Exercise >> Write out the listing from the line with "Give me the" to the line with "import seaborn as sns", both lines included, exactly and nothing beyond. Leave pictures out.

Given entries >>
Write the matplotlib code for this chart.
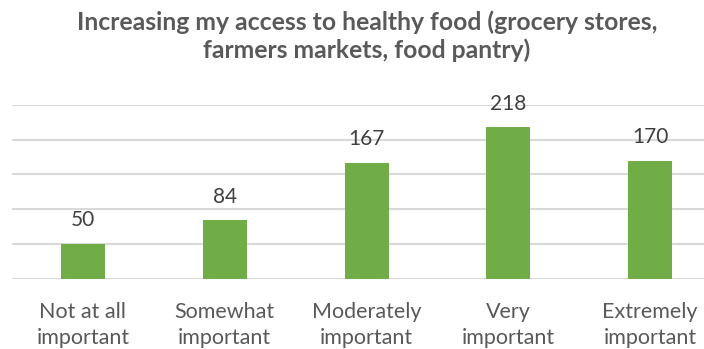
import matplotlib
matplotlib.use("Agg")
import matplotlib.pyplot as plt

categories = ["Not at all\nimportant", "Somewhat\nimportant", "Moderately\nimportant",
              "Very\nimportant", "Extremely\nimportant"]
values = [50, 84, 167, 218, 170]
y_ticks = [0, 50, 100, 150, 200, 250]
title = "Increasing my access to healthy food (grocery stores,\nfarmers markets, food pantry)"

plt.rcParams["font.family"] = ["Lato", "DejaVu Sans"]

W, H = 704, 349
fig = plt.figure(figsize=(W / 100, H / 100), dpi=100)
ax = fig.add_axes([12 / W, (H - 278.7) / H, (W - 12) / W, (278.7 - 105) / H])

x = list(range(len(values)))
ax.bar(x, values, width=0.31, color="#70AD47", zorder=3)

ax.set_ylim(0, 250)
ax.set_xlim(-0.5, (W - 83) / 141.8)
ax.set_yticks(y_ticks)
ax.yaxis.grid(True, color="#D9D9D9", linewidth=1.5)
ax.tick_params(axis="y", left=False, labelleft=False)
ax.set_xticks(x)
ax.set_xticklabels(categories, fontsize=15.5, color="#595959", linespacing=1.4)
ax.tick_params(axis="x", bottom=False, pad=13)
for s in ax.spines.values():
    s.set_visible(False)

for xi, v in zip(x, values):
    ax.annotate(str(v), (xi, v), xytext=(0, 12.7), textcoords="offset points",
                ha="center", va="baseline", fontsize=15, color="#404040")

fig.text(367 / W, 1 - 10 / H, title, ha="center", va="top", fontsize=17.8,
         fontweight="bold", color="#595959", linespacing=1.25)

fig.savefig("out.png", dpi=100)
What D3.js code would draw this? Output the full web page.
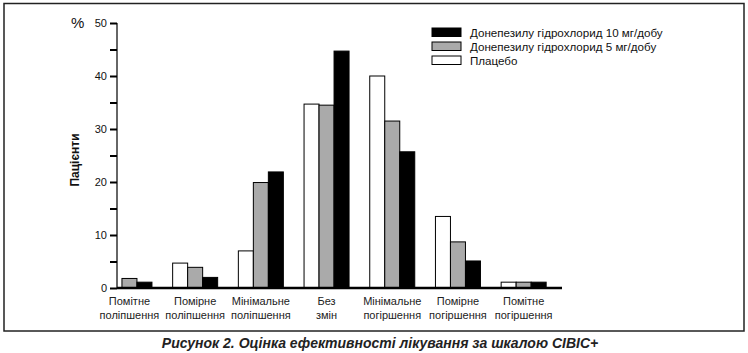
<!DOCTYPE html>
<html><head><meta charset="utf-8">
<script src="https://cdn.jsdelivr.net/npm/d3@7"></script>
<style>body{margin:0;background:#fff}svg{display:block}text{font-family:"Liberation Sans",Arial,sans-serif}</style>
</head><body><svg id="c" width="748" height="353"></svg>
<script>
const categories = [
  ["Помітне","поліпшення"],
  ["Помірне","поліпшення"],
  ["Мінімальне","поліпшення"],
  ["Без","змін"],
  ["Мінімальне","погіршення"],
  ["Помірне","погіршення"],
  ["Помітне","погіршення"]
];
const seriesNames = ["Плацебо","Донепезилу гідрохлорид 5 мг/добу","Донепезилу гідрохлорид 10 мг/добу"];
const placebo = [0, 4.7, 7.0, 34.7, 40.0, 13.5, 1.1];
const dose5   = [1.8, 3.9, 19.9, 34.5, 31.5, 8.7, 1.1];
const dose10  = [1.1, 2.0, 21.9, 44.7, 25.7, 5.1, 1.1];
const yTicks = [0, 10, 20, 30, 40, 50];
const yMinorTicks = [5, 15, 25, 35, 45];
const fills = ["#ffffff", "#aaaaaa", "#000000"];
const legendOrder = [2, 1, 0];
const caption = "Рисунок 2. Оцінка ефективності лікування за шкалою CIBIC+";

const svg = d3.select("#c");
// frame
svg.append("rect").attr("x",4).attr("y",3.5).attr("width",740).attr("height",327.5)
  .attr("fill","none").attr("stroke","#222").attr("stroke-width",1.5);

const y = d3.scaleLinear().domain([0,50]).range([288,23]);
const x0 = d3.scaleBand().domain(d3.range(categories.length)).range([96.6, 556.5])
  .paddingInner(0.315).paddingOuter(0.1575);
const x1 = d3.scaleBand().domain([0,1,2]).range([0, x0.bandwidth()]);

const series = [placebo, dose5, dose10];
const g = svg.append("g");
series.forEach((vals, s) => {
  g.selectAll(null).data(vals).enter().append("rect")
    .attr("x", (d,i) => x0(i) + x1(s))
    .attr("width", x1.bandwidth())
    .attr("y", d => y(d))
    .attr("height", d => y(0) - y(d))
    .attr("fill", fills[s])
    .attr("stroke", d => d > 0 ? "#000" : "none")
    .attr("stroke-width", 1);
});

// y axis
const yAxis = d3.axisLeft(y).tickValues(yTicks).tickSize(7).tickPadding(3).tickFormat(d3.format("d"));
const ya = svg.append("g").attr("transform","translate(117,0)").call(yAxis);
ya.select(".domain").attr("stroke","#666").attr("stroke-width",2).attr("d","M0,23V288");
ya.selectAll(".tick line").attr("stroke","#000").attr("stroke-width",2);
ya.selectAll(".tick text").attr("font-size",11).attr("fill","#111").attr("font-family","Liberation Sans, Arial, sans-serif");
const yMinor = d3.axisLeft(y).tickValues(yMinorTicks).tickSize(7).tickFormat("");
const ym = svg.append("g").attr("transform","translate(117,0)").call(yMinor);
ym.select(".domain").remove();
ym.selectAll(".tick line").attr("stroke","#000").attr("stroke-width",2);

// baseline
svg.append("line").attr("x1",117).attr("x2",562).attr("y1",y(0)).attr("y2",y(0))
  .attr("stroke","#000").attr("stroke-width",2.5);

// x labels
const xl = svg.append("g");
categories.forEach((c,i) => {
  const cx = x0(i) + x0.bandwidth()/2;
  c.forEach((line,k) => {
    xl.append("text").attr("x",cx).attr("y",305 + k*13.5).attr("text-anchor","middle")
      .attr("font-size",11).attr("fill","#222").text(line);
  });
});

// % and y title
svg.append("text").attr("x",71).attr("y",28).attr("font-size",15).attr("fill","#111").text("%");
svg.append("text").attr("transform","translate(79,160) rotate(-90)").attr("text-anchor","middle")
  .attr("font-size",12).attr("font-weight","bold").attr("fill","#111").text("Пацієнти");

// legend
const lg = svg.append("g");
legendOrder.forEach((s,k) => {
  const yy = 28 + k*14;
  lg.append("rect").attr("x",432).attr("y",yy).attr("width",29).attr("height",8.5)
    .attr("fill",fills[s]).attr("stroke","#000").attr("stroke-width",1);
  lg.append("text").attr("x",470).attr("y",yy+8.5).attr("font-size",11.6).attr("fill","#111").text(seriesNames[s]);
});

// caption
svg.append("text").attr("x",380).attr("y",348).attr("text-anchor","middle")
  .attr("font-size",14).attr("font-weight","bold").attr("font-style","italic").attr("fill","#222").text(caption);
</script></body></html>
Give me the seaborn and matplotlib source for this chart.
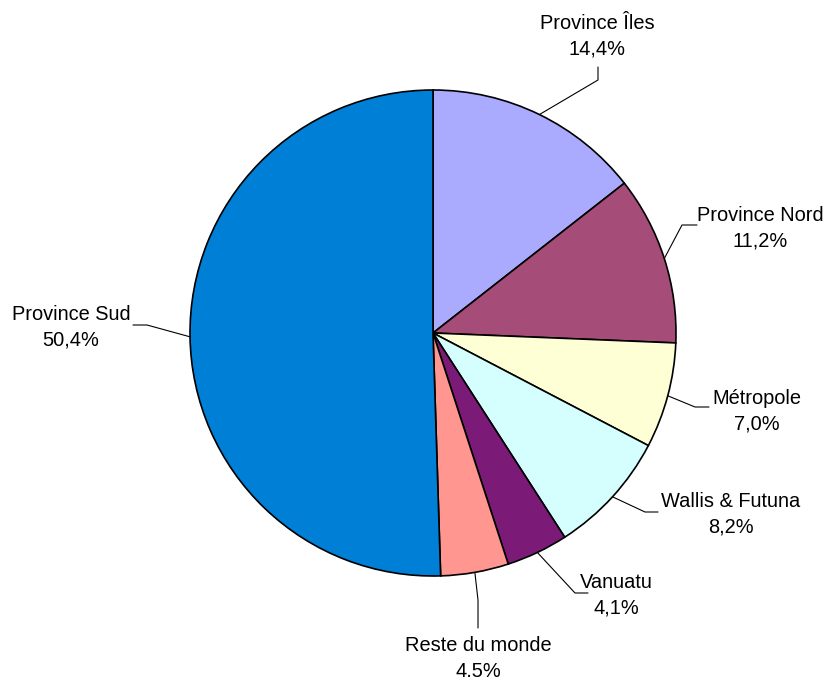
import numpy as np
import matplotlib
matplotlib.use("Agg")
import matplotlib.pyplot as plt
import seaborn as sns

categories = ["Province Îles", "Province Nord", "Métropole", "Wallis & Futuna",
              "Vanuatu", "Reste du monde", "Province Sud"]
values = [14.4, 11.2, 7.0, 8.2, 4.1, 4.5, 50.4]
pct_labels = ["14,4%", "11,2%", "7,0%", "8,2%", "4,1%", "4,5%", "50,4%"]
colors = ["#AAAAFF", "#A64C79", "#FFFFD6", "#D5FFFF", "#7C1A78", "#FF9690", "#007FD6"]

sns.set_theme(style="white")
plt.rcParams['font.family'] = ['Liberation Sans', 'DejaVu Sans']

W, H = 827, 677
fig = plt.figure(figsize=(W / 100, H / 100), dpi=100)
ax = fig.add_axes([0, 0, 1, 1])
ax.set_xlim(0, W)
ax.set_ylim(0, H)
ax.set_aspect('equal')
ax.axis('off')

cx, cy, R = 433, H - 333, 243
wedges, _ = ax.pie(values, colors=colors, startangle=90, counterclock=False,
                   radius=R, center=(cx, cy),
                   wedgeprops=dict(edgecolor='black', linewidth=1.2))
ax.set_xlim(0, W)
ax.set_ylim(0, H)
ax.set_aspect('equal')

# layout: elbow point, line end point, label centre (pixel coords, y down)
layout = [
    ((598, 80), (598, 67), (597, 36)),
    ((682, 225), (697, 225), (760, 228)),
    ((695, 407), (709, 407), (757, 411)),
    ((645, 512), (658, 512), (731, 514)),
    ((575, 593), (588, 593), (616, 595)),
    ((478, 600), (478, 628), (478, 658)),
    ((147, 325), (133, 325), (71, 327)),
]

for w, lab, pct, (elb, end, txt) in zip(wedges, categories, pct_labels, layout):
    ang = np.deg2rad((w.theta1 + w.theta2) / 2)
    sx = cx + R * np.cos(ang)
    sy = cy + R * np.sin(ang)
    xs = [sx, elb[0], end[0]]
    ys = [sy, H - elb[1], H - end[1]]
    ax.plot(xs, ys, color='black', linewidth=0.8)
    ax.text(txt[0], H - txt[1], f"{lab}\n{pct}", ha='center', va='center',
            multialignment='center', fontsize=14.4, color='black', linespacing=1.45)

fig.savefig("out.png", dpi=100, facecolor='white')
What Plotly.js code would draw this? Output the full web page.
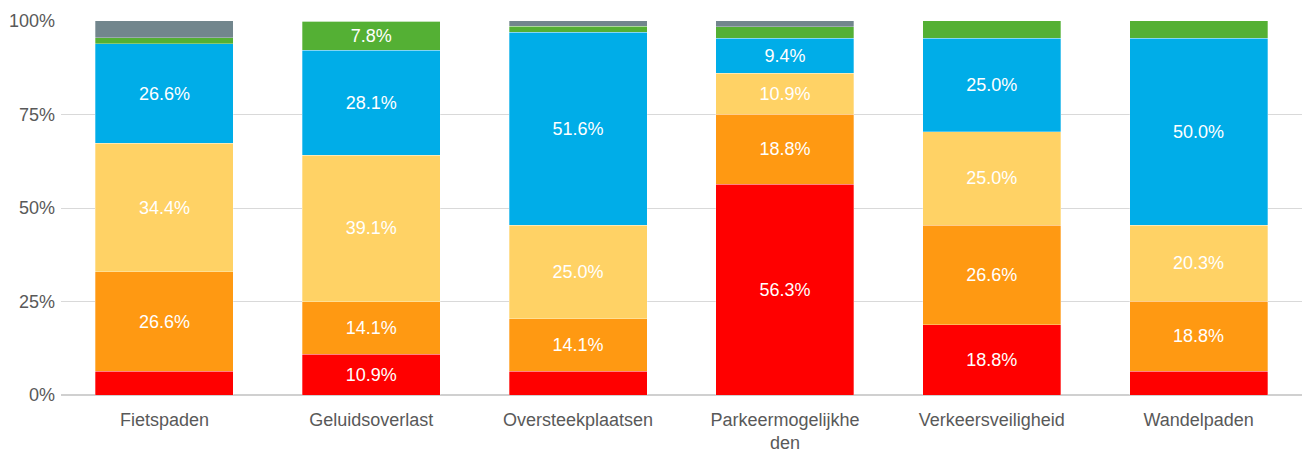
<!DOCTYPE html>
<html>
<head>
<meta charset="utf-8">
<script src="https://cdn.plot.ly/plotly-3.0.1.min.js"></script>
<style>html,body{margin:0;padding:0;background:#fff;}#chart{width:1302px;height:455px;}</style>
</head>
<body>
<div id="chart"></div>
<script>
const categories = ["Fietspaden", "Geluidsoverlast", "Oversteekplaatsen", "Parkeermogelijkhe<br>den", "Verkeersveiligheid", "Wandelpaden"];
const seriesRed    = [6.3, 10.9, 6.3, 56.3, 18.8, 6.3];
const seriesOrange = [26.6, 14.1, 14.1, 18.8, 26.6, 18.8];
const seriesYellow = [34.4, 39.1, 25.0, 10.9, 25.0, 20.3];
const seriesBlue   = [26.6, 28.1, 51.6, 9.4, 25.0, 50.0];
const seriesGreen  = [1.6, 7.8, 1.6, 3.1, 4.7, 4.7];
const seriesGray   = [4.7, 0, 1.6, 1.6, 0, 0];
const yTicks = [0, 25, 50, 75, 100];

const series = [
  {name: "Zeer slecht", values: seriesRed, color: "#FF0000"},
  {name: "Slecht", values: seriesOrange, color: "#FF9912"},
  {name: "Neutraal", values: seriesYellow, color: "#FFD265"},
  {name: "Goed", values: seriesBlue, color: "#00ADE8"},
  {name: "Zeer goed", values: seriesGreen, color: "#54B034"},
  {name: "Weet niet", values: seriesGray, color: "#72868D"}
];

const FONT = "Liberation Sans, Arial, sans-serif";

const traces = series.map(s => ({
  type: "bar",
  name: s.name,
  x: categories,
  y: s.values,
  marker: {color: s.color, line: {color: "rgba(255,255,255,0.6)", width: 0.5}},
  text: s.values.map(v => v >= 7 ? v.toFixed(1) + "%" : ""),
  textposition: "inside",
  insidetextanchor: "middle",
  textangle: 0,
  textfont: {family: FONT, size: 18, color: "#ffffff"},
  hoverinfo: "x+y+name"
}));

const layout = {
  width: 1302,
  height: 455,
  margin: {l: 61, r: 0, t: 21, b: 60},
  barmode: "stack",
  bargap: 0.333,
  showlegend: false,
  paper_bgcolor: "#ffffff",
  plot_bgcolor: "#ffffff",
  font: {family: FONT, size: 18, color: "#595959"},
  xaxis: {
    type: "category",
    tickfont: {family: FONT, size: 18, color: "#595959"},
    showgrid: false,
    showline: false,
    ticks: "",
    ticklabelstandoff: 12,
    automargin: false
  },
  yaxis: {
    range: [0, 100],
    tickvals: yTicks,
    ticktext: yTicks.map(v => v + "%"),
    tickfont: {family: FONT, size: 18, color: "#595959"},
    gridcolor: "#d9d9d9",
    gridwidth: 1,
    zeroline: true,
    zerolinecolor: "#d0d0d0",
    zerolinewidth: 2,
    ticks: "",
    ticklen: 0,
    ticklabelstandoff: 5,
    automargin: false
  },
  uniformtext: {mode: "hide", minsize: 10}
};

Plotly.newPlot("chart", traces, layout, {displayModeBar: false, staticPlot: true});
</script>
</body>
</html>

Answer below >>
Give me the seaborn and matplotlib source for this chart.
import numpy as np
import matplotlib
matplotlib.use("Agg")
import matplotlib.pyplot as plt
import seaborn as sns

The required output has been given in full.